Bergen empfängt uns ohne Regen und stark bewölkt, was aber schon fast hervorragendes Wetter für Bergen ist. 2015 hat es in Bergen an 276 Tage geregnet und der jährliche Durchschnitt an Regentagen liegt bei ca. 230 Tagen.
Im Hafen lagen schon 4 Kreuzfahrtschiffe. Mit uns waren es dann 5.
Gegen 15:00 konnte ich das Schiff verlassen. Heute werde ich in Bergen bleiben und morgen mit der Fähre von Fjordline weiterfahren. Hurtigruten und Fjordline teilen sich in Bergen ein Terminal. Ich schloss meine Radtaschen dort in ein Gepäckfach ein und nahm nur die nötigste Sachen für eine Nacht mit zu meiner Unterkunft. Wieder auf dem Rad zu sitzen, war schön. Es war das erste Radeln nach fünf Tagen, aber es waren keine 2 km.

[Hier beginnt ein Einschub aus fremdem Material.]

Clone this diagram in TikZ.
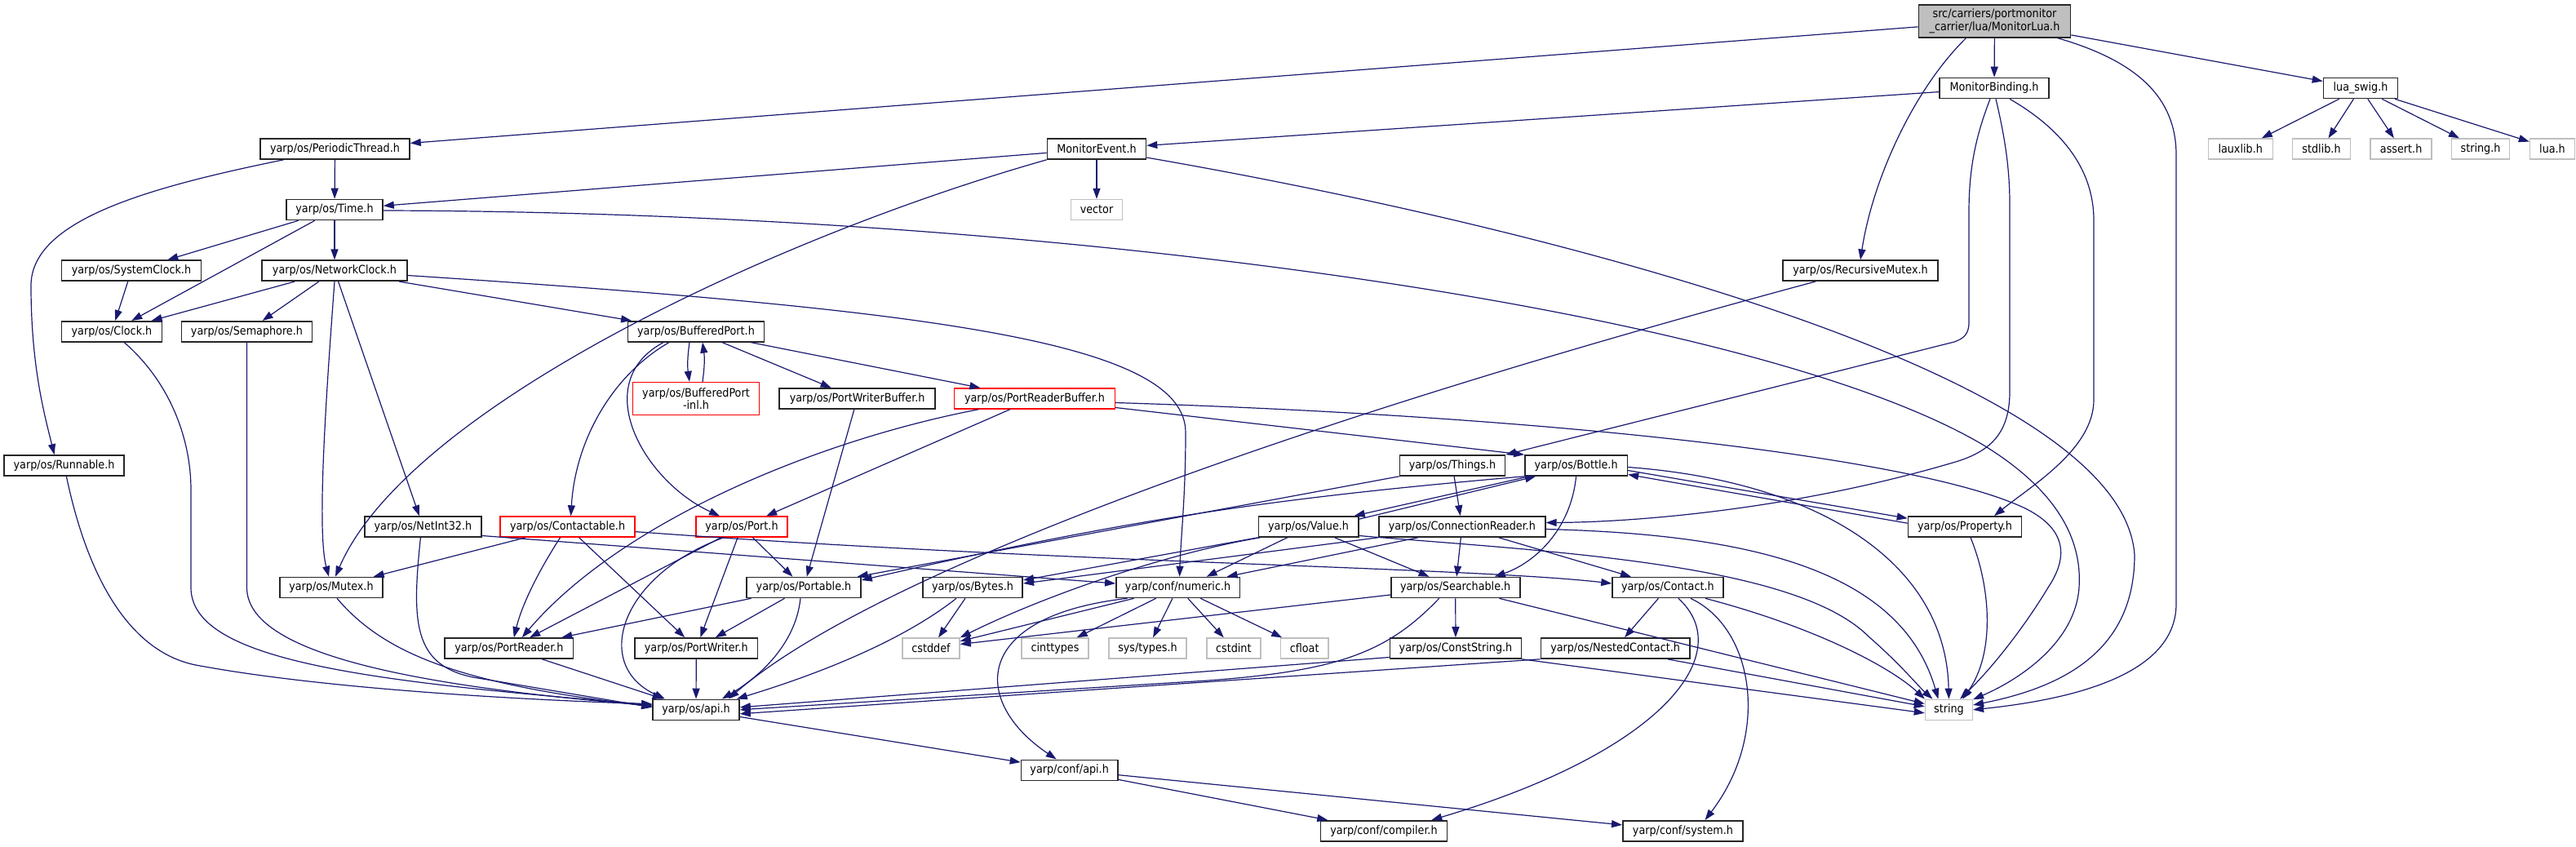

Ich unternahm einen ersten Rundgang durch die Stadt. Es ist eine schöne Stadt, aber mir sind es zu viele Besucher. Nach einer Stärkung brach ich zu einem längeren Gang durch die Stadt auf. Zuerst war ich auf dem Fischmarkt, der das Zentrum der Stadt früher war und heute eher touristisch genutzt wird. Ich bummelte durch die Straßen und fuhr dann mit der Fløibanen zum Aussichtspunkt Fløyen, der am 415 m hohen Fløyfjellet liegt. Bergen heißt übrigens Bergen, weil es bergig ist. Der Fløyfjellet ist einer der 7 Stadtberge. Er ist nicht der höchste Stadtberg, aber wegen seiner Aussichtsplattform auf ca. 310 m der bekannteste Stadtberg. Von ihm hat meinen einen schönen Blick auf die Stadt. Auch die Fahrt auf den Berg mit der Fløibanen ist sehr schön.
Dann lief ich zum Weltkulturerbe Bryggen, dem alten Hanseviertel in Bergen. Ab dem frühen 14. Jahrhundert dominierten die Hansehändler den Stockfischhandel und tauschten Getreide aus Europa gegen den Fisch aus Norwegen. Bergen wurde zu einem wichtigen Teil des umfassenden Hansenetzwerks, das sich von London in England bis Nowgorod in Russland erstreckte. Durch die engen Gassen mit den Holzhäusern und den Holzwegen zu gehen, ist wie eine Zeitreise, obwohl die Hanse ja schon lange nicht mehr aktiv ist. In den 500 Jahren Hanse in Bergen gab es zwangsläufig gegenseitigen Einfluss zwischen den Kaufleuten und den Menschen in Bergen. Die Hansehändler brachten nicht nur Waren zum Handel, sie brachten auch Kunst, neue Moden und eine andere Sprache. Die skandinavischen Sprachen sind stark von den Hanseatischen Kaufleuten und ihrer Handelssprache, dem Niederdeutsch, beeinflusst. Der Dialekt in Bergen zeichnet sich wohl durch zahlreiche Ausdrücke aus, die von der Sprache der Hansehändler beeinflusst sind. Es wird wohl auch oft gesagt, dass die Skandinavier nicht in der Lage sind, einen Satz auszusprechen, ohne ein deutsches Wort zu verwenden. Mehr Informationen hier: https://de.wikipedia.org/wiki/Bryggen
Aktuell werden übrigens einige Häuser des alten Hanseviertel restauriert.
Am Abend war die Stadt leerer. Von dem Aussichtspunkt Fløyen sah ich, dass nur noch 2 Kreuzfahrtschiffe im Hafen waren. Das spürte man.
Nach den Tagen mit eingeschränktem Internet habe ich nun wieder einmal Zeitungen und Blogs gelesen und habe gesehen, dass es Unwetter in Südnorwegen gab. Da ich auf dem Seeweg unterwegs bin, betrifft mich dies nicht. In Trondheim hatte ich mich am Bahnhof schon gewundert. Alle Züge nach Oslo waren gestrichenen und mit einem Text versehen, dass kein Ersatz angeboten wird.